Great opportunity for a House crossover, though.

...She said, thinking of her sadly abandoned crossover bigbang fic.

- Lorne! Got to be mean! Excellent. And then Teyla got to be meaner when the guy called him on being one of the "do-gooders" of the galaxy. Also a bonus point for Lorne's remark about finding all kinds of stuff you may or may not want at the San Francisco markets.

- Also, Todd! Whom everyone (and by "everyone," I mean "Colonel 'Call me Sam' Carter") is now calling Todd as if it's really his name. I just love him. Todd/Michael showdown, maybe?

What else? Was there something else? I am not being at all deep today.

ETA: linabean

. . .

Some more articles of interest:

House, Boston Legal and Carl Sagan's Cosmos are among the ten smartest TV shows of all time as named by the chief of MENSA. (Stargate SG-1 and Star Trek: TNG almost made the list too.) He explains his reasons for choosing what he did, and of course it is utterly subjective, but I do not trust a list of smart shows that does not include Buffy the Vampire Slayer.

Did you know that NFL recruiters pick their drafts after making all the candidates parade around in their skivvies like models and critiquing their assets? This so goes on the list of reasons there needs to be a post about men's refusal to acknowledge the homoeroticism in athletics. The article in question is Combine meat market a little disturbing by Michael Silver at Yahoo Sports. Skim past the first five paragraphs if you have a humiliation squick; there's good commentary in the rest.

. . .

Saw Manuale d'Amore 2 tonight (2007, dir. Giovanni Veronesi). Very good. It was like Love Actually, only it worked; two hours, four stories, four couples, one connection leading from each to the next, with an extra connection at the end. So imagine Love Actually with opening and concluding soliloquies on Eros instead of love, and most of the stories were of Emma Thompson and Alan Rickman's quality, and there was a gay couple, and you could actually keep all the characters straight (so to speak). It was also like Amores Perros, with a few of the tales converging on a moment or place, but with only hints of that film's constant, overwhelming dread. It was funny and sad, whimsical and serious, sexy and farcical, with the comedy (and fourth-wall-breaking techniques in the second segment) making the stories too outrageous to believe at times--fully on purpose, I'm sure--but the serious and honest and sometimes shocking moments pulling it uncomfortably down to earth again, in cycles. The ever-shifting balance worked, though; life is alternately farcical and painful too. The acting was fabulous. The people who were supposed to be hot were hot and the people who were supposed to be silly were silly and the people who were supposed to be sympathetic were sympathetic and so forth.

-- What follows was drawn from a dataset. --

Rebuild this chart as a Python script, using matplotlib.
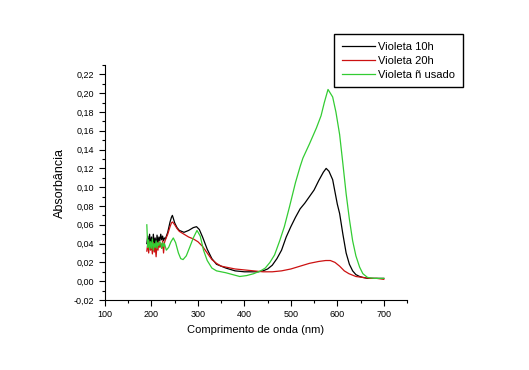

I liked the young man in the first story, a car accident victim recovering from paraplegia who falls for his physical therapist (Monica Bellucci). The radio announcer character who introduced the film spoke of how sometimes you can see Eros in people's eyes, and we promptly met this guy, Nicola, with a shot of his eyes, green like Jude Law's, though overall he much more closely resembled that guy from Entourage everyone had a crush on a few years ago, what's his name, not Adrian Pasdar. *looks it up* Adrian Grenier. He had just the right mix of lust, humor, youth and humanity for the character.

The weakest part, I thought, was the third couple, a pair of gay men about to fly to Spain to get married. They were too cliché overall for comfort; effete, one in conflict with his intolerant father, a transsexual friend who calls them "honey," a big fight, tears, slaps, a gay bashing, a touching reconciliation. But even they had their moments, particularly the Tony Danza-sort-of partner who has always entertained and bonded with his sister by doing hilarious imitations of E.T.

Overall, definitely recommended. I've never seen the first one, so I don't know how this compares, whether it's better or as good or worse, or whether it's more enjoyable if you haven't seen the first because they work from the same premises, etc. I can say that you definitely don't need to know anything about the first one to like this one; there aren't any of the same characters, so far as I know, so much as there is just the same concept for the film.